Deleting old Tang server keys

Prerequisites

  • A root shell on the Linux machine running the Tang server.

Procedure

  1. Locate and access the directory where the Tang server key is stored. This is usually the /var/db/tang directory:

    1. # cd /var/db/tang/
  2. List the current Tang server keys, showing the advertised and unadvertised keys:

    1. # ls -A1

    Example output

    1. .36AHjNH3NZDSnlONLz1-V4ie6t8.jwk
    2. .gJZiNPMLRBnyo_ZKfK4_5SrnHYo.jwk
    3. Bp8XjITceWSN_7XFfW7WfJDTomE.jwk
    4. WOjQYkyK7DxY_T5pMncMO5w0f6E.jwk
  3. Delete the old keys:

    1. # rm .*.jwk
  4. List the current Tang server keys to verify the unadvertised keys are no longer present:

    1. # ls -A1

    Example output

    1. Bp8XjITceWSN_7XFfW7WfJDTomE.jwk
    2. WOjQYkyK7DxY_T5pMncMO5w0f6E.jwk

Verification

At this point, the server still advertises the new keys, but an attempt to decrypt based on the old key will fail.

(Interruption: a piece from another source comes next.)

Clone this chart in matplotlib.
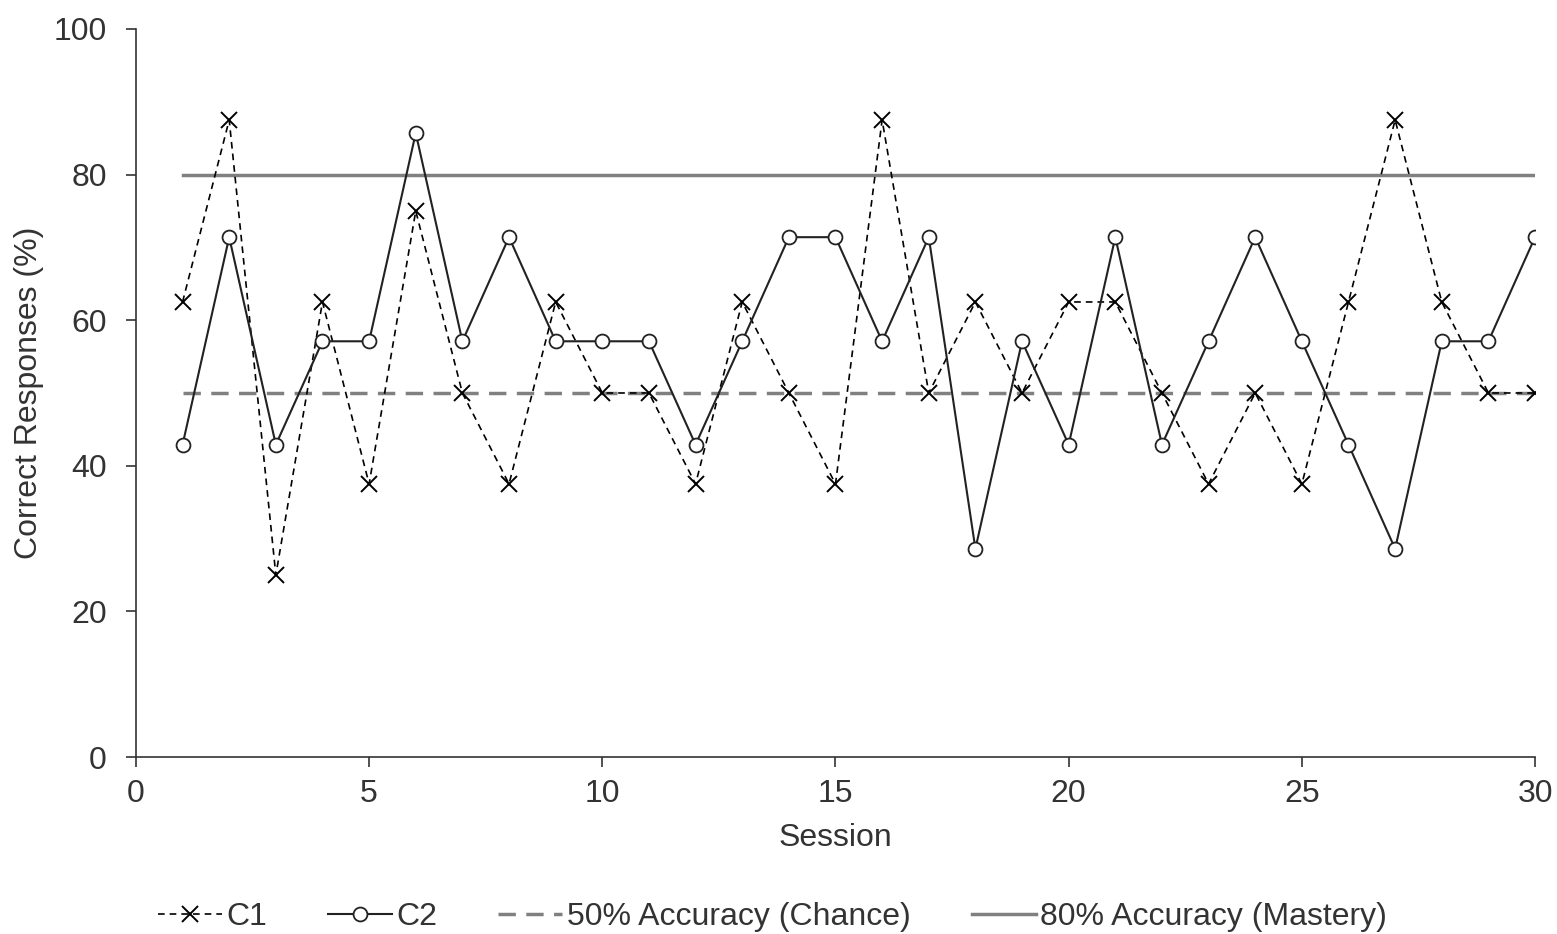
import matplotlib
matplotlib.use("Agg")
import matplotlib.pyplot as plt

plt.rcParams.update({
    "font.family": ["Liberation Sans", "DejaVu Sans"],
    "font.size": 23,
    "text.color": "#333333",
    "axes.labelcolor": "#333333",
    "axes.spines.top": False,
    "axes.spines.right": False,
})

sessions = list(range(1, 31))
c1 = [62.5, 87.5, 25, 62.5, 37.5, 75, 50, 37.5, 62.5, 50,
      50, 37.5, 62.5, 50, 37.5, 87.5, 50, 62.5, 50, 62.5,
      62.5, 50, 37.5, 50, 37.5, 62.5, 87.5, 62.5, 50, 50]
c2 = [42.9, 71.4, 42.9, 57.1, 57.1, 85.7, 57.1, 71.4, 57.1, 57.1,
      57.1, 42.9, 57.1, 71.4, 71.4, 57.1, 71.4, 28.6, 57.1, 42.9,
      71.4, 42.9, 57.1, 71.4, 57.1, 42.9, 28.6, 57.1, 57.1, 71.4]
chance = 50
mastery = 80

fig = plt.figure(figsize=(15.57, 9.34), dpi=100)
ax = fig.add_axes([0.0873, 0.1895, 0.8986, 0.7795])

ax.plot(sessions, c1, color="black", linestyle=(0, (4, 3)), linewidth=1.2,
        marker="x", markersize=11, markeredgewidth=1.4, label="C1", zorder=3)
ax.plot(sessions, c2, color="#222222", linestyle="-", linewidth=1.5,
        marker="o", markersize=10, markerfacecolor="white",
        markeredgecolor="#222222", markeredgewidth=1.3, label="C2", zorder=4)
ax.plot([1, 30], [chance, chance], color="#808080", linestyle=(0, (5, 3)),
        linewidth=2.5, label="50% Accuracy (Chance)", zorder=2)
ax.plot([1, 30], [mastery, mastery], color="#808080", linestyle="-",
        linewidth=2.5, label="80% Accuracy (Mastery)", zorder=2)

ax.set_xlim(0, 30)
ax.set_ylim(0, 100)
ax.set_xticks(range(0, 31, 5))
ax.set_yticks(range(0, 101, 20))
ax.tick_params(direction="out", length=7, width=1.2, color="#333333",
               labelcolor="#333333")
ax.tick_params(axis="y", pad=14)
ax.tick_params(axis="x", pad=9)
for s in ("left", "bottom"):
    ax.spines[s].set_linewidth(1.2)
    ax.spines[s].set_color("#333333")

ax.set_xlabel("Session", labelpad=10)
ax.set_ylabel("Correct Responses (%)", labelpad=7)

ax.legend(loc="upper center", bbox_to_anchor=(0.455, -0.16), ncol=4,
          frameon=False, handlelength=2.0, handletextpad=0.15,
          columnspacing=1.9)

fig.savefig("out.png", dpi=100)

  1. Query the Tang server for the current advertised key thumbprints:

    1. # tang-show-keys 7500

    Example output

    1. WOjQYkyK7DxY_T5pMncMO5w0f6E
  2. Decrypt the test file created earlier to verify decryption against the old keys fails:

    1. # clevis decrypt </tmp/encryptValidation

    Example output

    1. Error communicating with the server!

If you are running multiple Tang servers behind a load balancer that share the same key material, ensure the changes made are properly synchronized across the entire set of servers before proceeding.